Scanners use too much memory when reading past scan range
While querying a table with long column values, Impala could over-allocate memory leading to an out-of-memory error. This problem was observed most frequently with tables using uncompressed RCFile or text data files.
Bug: IMPALA-525
Resolution: Fixed in 1.2.1
Join node consumes memory way beyond mem-limit
A join query could allocate a temporary work area that was larger than needed, leading to an out-of-memory error. The fix makes Impala return unused memory to the system when the memory limit is reached, avoiding unnecessary memory errors.
Bug: IMPALA-657
Resolution: Fixed in 1.2.1
Excessive memory consumption when query tables with 1k columns (Parquet file)

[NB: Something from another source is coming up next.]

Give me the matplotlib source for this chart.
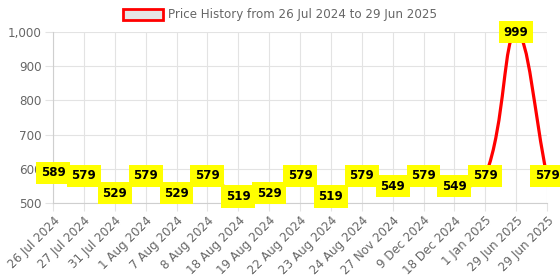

Impala could encounter an out-of-memory condition setting up work areas for Parquet tables with many columns. The fix reduces the size of the allocated memory when not actually needed to hold table data.
Bug: IMPALA-652
Resolution: Fixed in 1.2.1
Issues Fixed in the 1.2.0 Beta Release
This section lists the most significant issues fixed in Impala 1.2 (beta). For the full list of fixed issues, see this report in the JIRA system.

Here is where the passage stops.